India Davis, a choreographer, trained acrobat, aerialist and pole dancer, combines physical feats with multidisciplinary art forms to illustrate the breadth of her inspirations.
India Davis, a choreographer, trained acrobat, aerialist and pole dancer, combines physical feats with multidisciplinary art forms to illustrate the breadth of her inspirations. Skilled in moving image and writing, her visionary work has been shown both nationwide and internationally and is guided by themes of multi-dimensionality, spirit, and the link between legacy, timelessness and the body. India Davis is the Artistic Director and co-founder of Topsy-Turvy Queer Circus; the company’s sold-out shows have been annually featured in the National Queer Arts Festival since 2013. In February 2016, Davis completed a month-long solo exhibition of performance and visual art entitled From a Place with no Space or Time shown at two Oakland venues: Qulture Collective and The Flight Deck and featured in Bust magazine. In June 2016, she conceived, directed and starred in PARADISE, Topsy-Turvy’s first full-length narrative production that featured an all LGBTQ of color cast. Davis teaches aerial, pole and acrobatic classes throughout the San Francisco Bay Area. She recently co-designed Destiny Arts Center’s groundbreaking new Queer Emerging Artist Residency program.

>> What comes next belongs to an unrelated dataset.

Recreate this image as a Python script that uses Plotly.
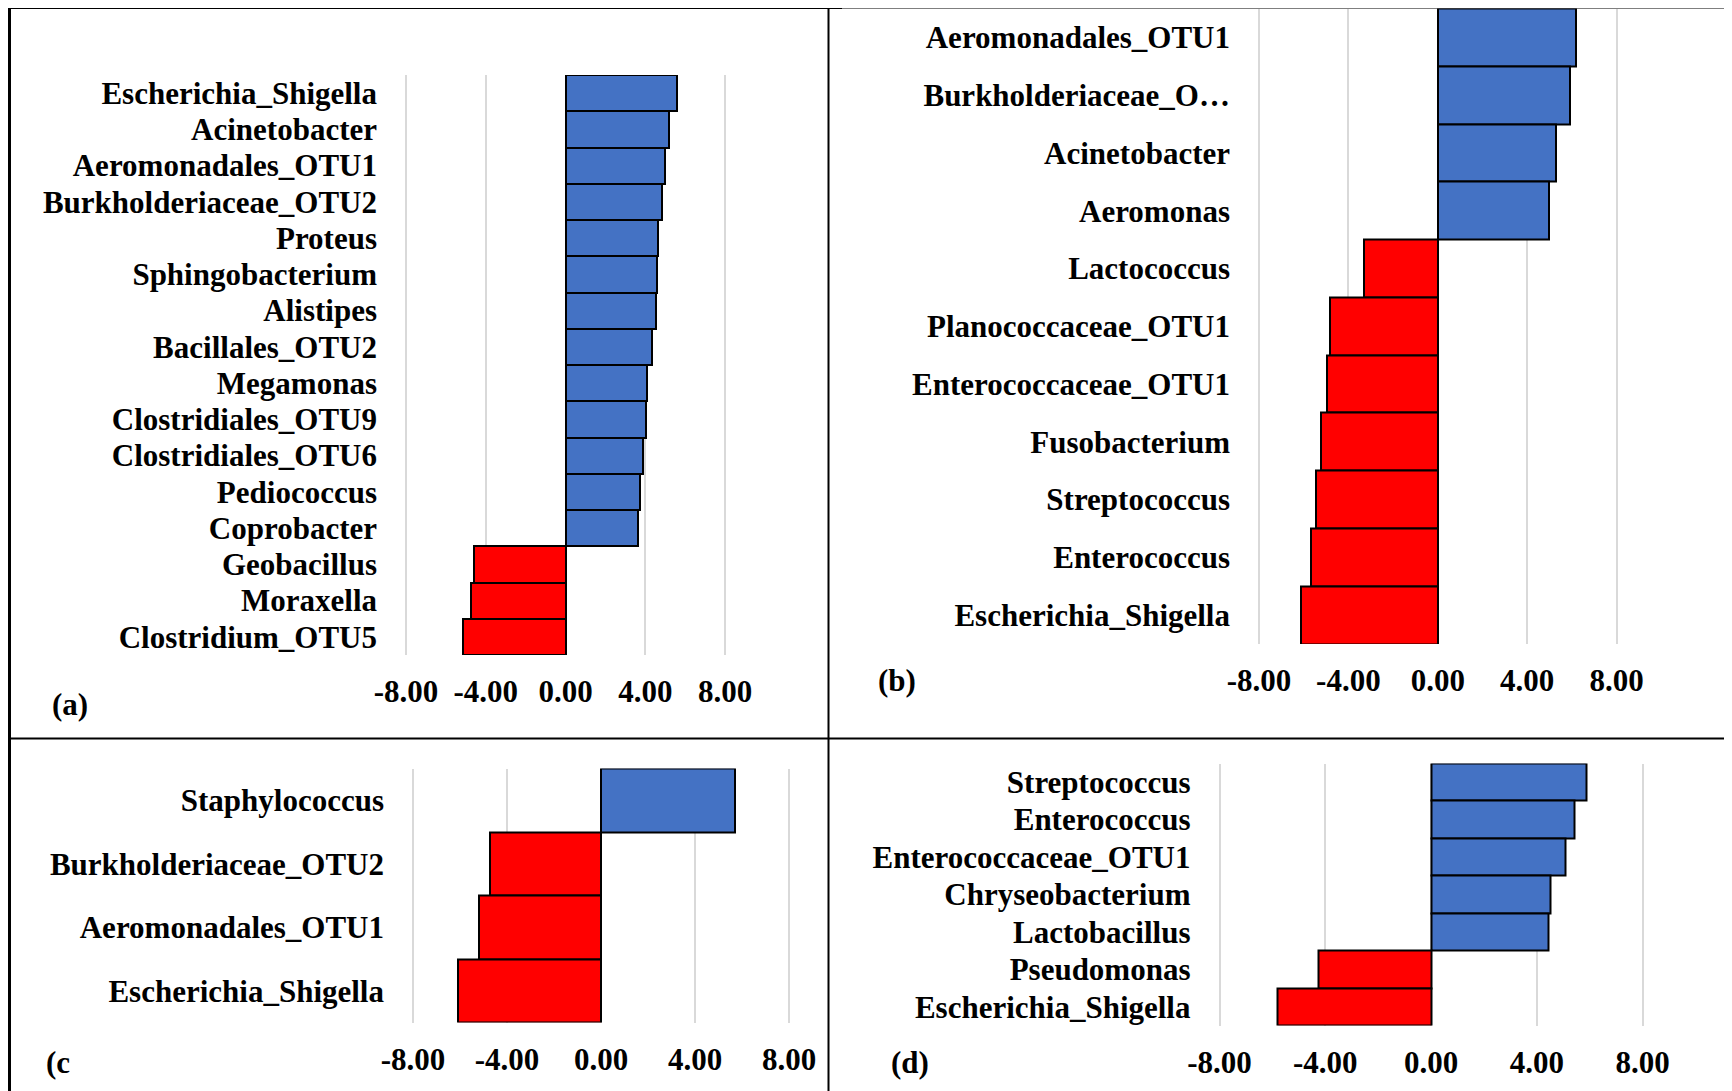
import plotly.graph_objects as go

W, H = 1732, 1091
OFF = 8  # the page body has an 8px margin; compensate so pixel targets line up
FW, FH = W - OFF, H - OFF

# ---------------- data ----------------
a_taxa = ["Escherichia_Shigella", "Acinetobacter", "Aeromonadales_OTU1", "Burkholderiaceae_OTU2",
          "Proteus", "Sphingobacterium", "Alistipes", "Bacillales_OTU2", "Megamonas",
          "Clostridiales_OTU9", "Clostridiales_OTU6", "Pediococcus", "Coprobacter",
          "Geobacillus", "Moraxella", "Clostridium_OTU5"]
a_vals = [5.57, 5.21, 5.01, 4.82, 4.63, 4.57, 4.54, 4.35, 4.10, 4.02, 3.91, 3.74, 3.63,
          -4.60, -4.74, -5.15]

b_taxa = ["Aeromonadales_OTU1", "Burkholderiaceae_O…", "Acinetobacter", "Aeromonas",
          "Lactococcus", "Planococcaceae_OTU1", "Enterococcaceae_OTU1", "Fusobacterium",
          "Streptococcus", "Enterococcus", "Escherichia_Shigella"]
b_vals = [6.19, 5.91, 5.28, 4.97, -3.32, -4.82, -4.97, -5.21, -5.44, -5.67, -6.11]

c_taxa = ["Staphylococcus", "Burkholderiaceae_OTU2", "Aeromonadales_OTU1", "Escherichia_Shigella"]
c_vals = [5.72, -4.73, -5.20, -6.07]

d_taxa = ["Streptococcus", "Enterococcus", "Enterococcaceae_OTU1", "Chryseobacterium",
          "Lactobacillus", "Pseudomonas", "Escherichia_Shigella"]
d_vals = [5.90, 5.44, 5.09, 4.52, 4.46, -4.24, -5.81]

x_ticks = [-8, -4, 0, 4, 8]
x_ticktext = ["-8.00", "-4.00", "0.00", "4.00", "8.00"]
panel_labels = ["(a)", "(b)", "(c", "(d)"]

BLUE = "#4472C4"
RED = "#FF0000"
FONT = "Liberation Serif"
FS = 31
EDGE_PX = 3  # extend the range a few pixels so the edge gridlines (-8, 8) are drawn


def px_x(p):
    return (p - OFF) / FW


def px_y(p):
    return 1 - (p - OFF) / FH


# panel geometry in pixels: (x_left, x_right, y_top, y_bottom)
panels = [
    (a_taxa, a_vals, (406, 725, 75, 655)),
    (b_taxa, b_vals, (1259, 1616.5, 8.5, 644)),
    (c_taxa, c_vals, (413, 789, 768.5, 1022.5)),
    (d_taxa, d_vals, (1219.5, 1642.5, 763.5, 1025.5)),
]
label_pos = [(70, 704), (897, 680), (58, 1062), (910, 1062)]

fig = go.Figure()
layout = {}
for i, (taxa, vals, (xl, xr, yt, yb)) in enumerate(panels):
    k = "" if i == 0 else str(i + 1)
    colors = [BLUE if v >= 0 else RED for v in vals]
    fig.add_trace(go.Bar(
        x=vals, y=taxa, orientation="h",
        marker=dict(color=colors, line=dict(color="black", width=2)),
        xaxis="x" + k, yaxis="y" + k, showlegend=False,
    ))
    n = len(taxa)
    ppu = (xr - xl) / 16.0
    eps = EDGE_PX / ppu
    layout["xaxis" + k] = dict(
        domain=[px_x(xl - EDGE_PX), px_x(xr + EDGE_PX)], anchor="y" + k,
        range=[-8 - eps, 8 + eps],
        tickmode="array", tickvals=x_ticks, ticktext=x_ticktext,
        showgrid=True, gridcolor="#d9d9d9", gridwidth=1.5,
        zeroline=True, zerolinecolor="#d9d9d9", zerolinewidth=1.5,
        showline=False, ticks="", ticklabelstandoff=15, automargin=False,
        tickfont=dict(family=FONT, size=FS, color="black", weight="bold"),
        fixedrange=True,
    )
    layout["yaxis" + k] = dict(
        domain=[px_y(yb), px_y(yt)], anchor="x" + k,
        type="category", categoryorder="array", categoryarray=taxa,
        tickmode="array", tickvals=taxa, ticktext=taxa,
        range=[n - 0.5, -0.5], showgrid=False, zeroline=False, showline=False,
        ticks="", ticklabelstandoff=25, automargin=False,
        tickfont=dict(family=FONT, size=FS, color="black", weight="bold"),
        fixedrange=True,
    )

annotations = []
for txt, (lx, ly) in zip(panel_labels, label_pos):
    annotations.append(dict(
        text=txt, x=px_x(lx), y=px_y(ly), xref="paper", yref="paper",
        showarrow=False, xanchor="center", yanchor="middle",
        font=dict(family=FONT, size=FS, color="black", weight="bold"),
    ))

shapes = [
    dict(type="line", xref="paper", yref="paper", x0=px_x(8), x1=px_x(842), y0=px_y(7.5), y1=px_y(7.5),
         line=dict(color="black", width=3)),
    dict(type="line", xref="paper", yref="paper", x0=px_x(842), x1=1, y0=px_y(7.5), y1=px_y(7.5),
         line=dict(color="black", width=2)),
    dict(type="line", xref="paper", yref="paper", x0=px_x(9.5), x1=px_x(9.5), y0=px_y(6), y1=0,
         line=dict(color="black", width=3)),
    dict(type="line", xref="paper", yref="paper", x0=px_x(828.5), x1=px_x(828.5), y0=px_y(7), y1=0,
         line=dict(color="black", width=2)),
    dict(type="line", xref="paper", yref="paper", x0=px_x(9), x1=1, y0=px_y(738.5), y1=px_y(738.5),
         line=dict(color="black", width=2)),
]

fig.update_layout(
    width=FW, height=FH, margin=dict(l=0, r=0, t=0, b=0, autoexpand=False),
    paper_bgcolor="white", plot_bgcolor="white",
    bargap=0, annotations=annotations, shapes=shapes,
    **layout,
)

fig.write_html("out.html", config={"displayModeBar": False})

Cyrée Jarelle Johnson is a black non-binary essayist and poet currently working towards an MFA in Poetry from Columbia University.
Cyrée Jarelle Johnson is a black non-binary essayist and poet currently working towards an MFA in Poetry from Columbia University. They are a Poetry Editor at The Deaf Poets Society, a journal of D/deaf and disabled literature and art. Their writing has appeared in make/shift, bedfellows, and has been accepted into Issue 7 of The Suburban Review. Johnson’s writing considers disability as a cyborg reality, community as a state of shared trauma, and afro-pessimism. Their recent invited speaking engagements include the LGBT and Disability Forum at The White House and CARSS Town Hall at Mother Bethel AME Church.